To a Chicagoan, the word "elevation" brings to mind the elevated trains of Chicago's public transit system. The "L" circles the downtown area - the "Chicago Loop" - and connects the central city with neighborhoods to the north, south and west. Here the "L" crosses the Chicago river heading north above Wells Street on a double layered bridge creating at least three levels of elevation; trains above, cars below, and boats below that!

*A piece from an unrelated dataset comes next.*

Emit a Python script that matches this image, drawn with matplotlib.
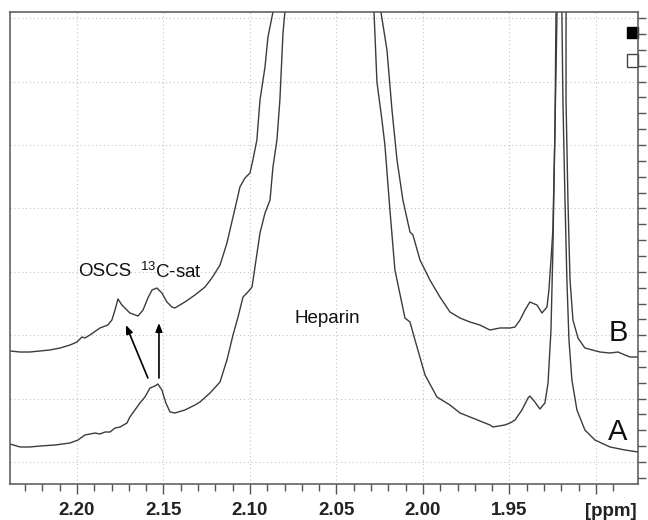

But from this spot, on a bridge spanning the Chicago River, several other variations on "elevation", both current and historical, are evident. The two ends of the bridge "rise" in the middle, as necessary, to allow river traffic to pass. Chicago is the home of this type of twin-leaf bascule bridge design. There are eighteen drawbridges in the downtown area and dozens more throughout the city. The control room for this bridge is up in the structure adjacent to the bridge, overlooking the street. Although the bridge crosses the river at street level, true "ground level" is as much as eight feet below as the streets were raised artificially in the late 1850's to accommodate the installation of new sewers. Even the elevation of the river itself has changed. At the turn of the twentieth century, Chicago completed the Sanitary & Ship Canal, reversing the flow of the river and connecting Lake Michigan shipping with the Des Plaines, and ultimately the Mississippi, rivers. The water level in the Chicago River used to be higher than, and flowed towards, Lake Michigan. Now the level of the river is lower than the lake and flows away. And of course, construction is visible everywhere in the city as new buildings "rise" along the skyline. Construction on new skyscrapers overlooking the river is visible to the east, adding to the "elevation" of the city.
This HDR panorama was created by taking bracketed images, using a Nikon D80 camera equipped with a Nikor 10.5mm wide-angle lens, mounted on a "Nodal-Ninja 3" spherical bracket atop a Manfrotto Tripod. Enfuse was used to combine the images which were then stitched using PTGuiPro 8.0, postprocessed with Photoshop, and compiled into QuickTimeVR format using Pano2VR.